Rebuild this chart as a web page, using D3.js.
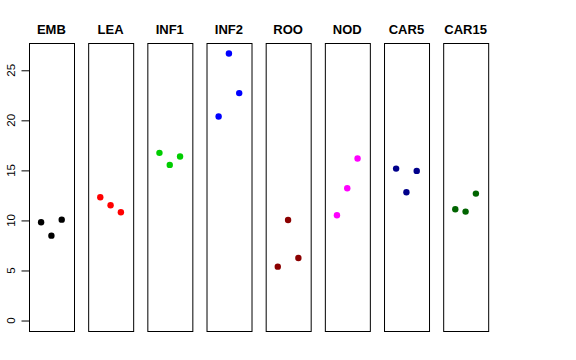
<!DOCTYPE html>
<html><head><meta charset="utf-8">
<script src="https://cdn.jsdelivr.net/npm/d3@7"></script>
<style>body{margin:0;background:#fff}svg{display:block}</style>
</head><body>
<svg id="c" width="576" height="360"></svg>
<script>
const categories = ["EMB","LEA","INF1","INF2","ROO","NOD","CAR5","CAR15"];
const colors = ["#000000","#FF0000","#00CD00","#0000FF","#8B0000","#FF00FF","#00008B","#006400"];
const EMB = [9.82, 8.48, 10.08];
const LEA = [12.32, 11.52, 10.82];
const INF1 = [16.75, 15.55, 16.38];
const INF2 = [20.38, 26.68, 22.72];
const ROO = [5.38, 10.05, 6.25];
const NOD = [10.52, 13.22, 16.18];
const CAR5 = [15.18, 12.82, 14.95];
const CAR15 = [11.12, 10.88, 12.68];
const series = [EMB, LEA, INF1, INF2, ROO, NOD, CAR5, CAR15];
const yTicks = [0, 5, 10, 15, 20, 25];

const svg = d3.select("#c");
const yMax = d3.max(series.flat());
const ext = (yMax - 0) * 0.04;
const y = d3.scaleLinear().domain([0 - ext, yMax + ext]).range([331.2, 42.8]);
const band = d3.scaleBand().domain(categories).range([29, 488]).paddingInner(0.2426).paddingOuter(0);
const bw = band.bandwidth();
const xi = d3.scaleLinear().domain([0, 4]).range([1.8, bw - 1.8]);

categories.forEach((cat, i) => {
  const g = svg.append("g").attr("transform", `translate(${band(cat)},0)`);
  g.append("rect").attr("x", 0.5).attr("y", Math.round(y.range()[1]) + 0.5)
    .attr("width", Math.round(bw)).attr("height", Math.round(y.range()[0] - y.range()[1]))
    .attr("fill", "none").attr("stroke", "#000").attr("stroke-width", 1);
  g.append("text").attr("x", bw / 2).attr("y", 34)
    .attr("text-anchor", "middle").attr("font-family", "Liberation Sans, Arial, sans-serif")
    .attr("font-weight", "bold").attr("font-size", 13).text(cat);
  g.selectAll("circle").data(series[i]).enter().append("circle")
    .attr("cx", (d, j) => xi(j + 1)).attr("cy", d => y(d)).attr("r", 3.2)
    .attr("fill", colors[i]);
});

const axis = d3.axisLeft(y).tickValues(yTicks).tickSize(8).tickFormat(d3.format("d"));
const ag = svg.append("g").attr("transform", `translate(${band(categories[0]) + 0.5},0)`).call(axis);
ag.select(".domain").remove();
ag.selectAll("line").attr("stroke", "#000");
ag.selectAll("text")
  .attr("font-family", "Liberation Sans, Arial, sans-serif").attr("font-size", 11.5)
  .attr("fill", "#000")
  .attr("transform", "rotate(-90)")
  .attr("x", 0).attr("y", 0).attr("dy", null)
  .attr("text-anchor", "middle")
  .each(function() {
    const t = d3.select(this.parentNode).attr("transform");
  });
ag.selectAll(".tick").each(function(d) {
  const tk = d3.select(this);
  tk.attr("transform", null);
  tk.select("line").attr("y1", y(d) + 0.5).attr("y2", y(d) + 0.5).attr("x2", -8);
  tk.select("text").attr("transform", `translate(-15,${y(d)}) rotate(-90)`);
});
</script>
</body></html>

Required work: Give back every line exactly as it stands, pictures excluded.

Solved exercise:
Rebuild this chart as a web page, using D3.js.
<!DOCTYPE html>
<html><head><meta charset="utf-8">
<script src="https://cdn.jsdelivr.net/npm/d3@7"></script>
<style>body{margin:0;background:#fff}svg{display:block}</style>
</head><body>
<svg id="c" width="576" height="360"></svg>
<script>
const categories = ["EMB","LEA","INF1","INF2","ROO","NOD","CAR5","CAR15"];
const colors = ["#000000","#FF0000","#00CD00","#0000FF","#8B0000","#FF00FF","#00008B","#006400"];
const EMB = [9.82, 8.48, 10.08];
const LEA = [12.32, 11.52, 10.82];
const INF1 = [16.75, 15.55, 16.38];
const INF2 = [20.38, 26.68, 22.72];
const ROO = [5.38, 10.05, 6.25];
const NOD = [10.52, 13.22, 16.18];
const CAR5 = [15.18, 12.82, 14.95];
const CAR15 = [11.12, 10.88, 12.68];
const series = [EMB, LEA, INF1, INF2, ROO, NOD, CAR5, CAR15];
const yTicks = [0, 5, 10, 15, 20, 25];

const svg = d3.select("#c");
const yMax = d3.max(series.flat());
const ext = (yMax - 0) * 0.04;
const y = d3.scaleLinear().domain([0 - ext, yMax + ext]).range([331.2, 42.8]);
const band = d3.scaleBand().domain(categories).range([29, 488]).paddingInner(0.2426).paddingOuter(0);
const bw = band.bandwidth();
const xi = d3.scaleLinear().domain([0, 4]).range([1.8, bw - 1.8]);

categories.forEach((cat, i) => {
  const g = svg.append("g").attr("transform", `translate(${band(cat)},0)`);
  g.append("rect").attr("x", 0.5).attr("y", Math.round(y.range()[1]) + 0.5)
    .attr("width", Math.round(bw)).attr("height", Math.round(y.range()[0] - y.range()[1]))
    .attr("fill", "none").attr("stroke", "#000").attr("stroke-width", 1);
  g.append("text").attr("x", bw / 2).attr("y", 34)
    .attr("text-anchor", "middle").attr("font-family", "Liberation Sans, Arial, sans-serif")
    .attr("font-weight", "bold").attr("font-size", 13).text(cat);
  g.selectAll("circle").data(series[i]).enter().append("circle")
    .attr("cx", (d, j) => xi(j + 1)).attr("cy", d => y(d)).attr("r", 3.2)
    .attr("fill", colors[i]);
});

const axis = d3.axisLeft(y).tickValues(yTicks).tickSize(8).tickFormat(d3.format("d"));
const ag = svg.append("g").attr("transform", `translate(${band(categories[0]) + 0.5},0)`).call(axis);
ag.select(".domain").remove();
ag.selectAll("line").attr("stroke", "#000");
ag.selectAll("text")
  .attr("font-family", "Liberation Sans, Arial, sans-serif").attr("font-size", 11.5)
  .attr("fill", "#000")
  .attr("transform", "rotate(-90)")
  .attr("x", 0).attr("y", 0).attr("dy", null)
  .attr("text-anchor", "middle")
  .each(function() {
    const t = d3.select(this.parentNode).attr("transform");
  });
ag.selectAll(".tick").each(function(d) {
  const tk = d3.select(this);
  tk.attr("transform", null);
  tk.select("line").attr("y1", y(d) + 0.5).attr("y2", y(d) + 0.5).attr("x2", -8);
  tk.select("text").attr("transform", `translate(-15,${y(d)}) rotate(-90)`);
});
</script>
</body></html>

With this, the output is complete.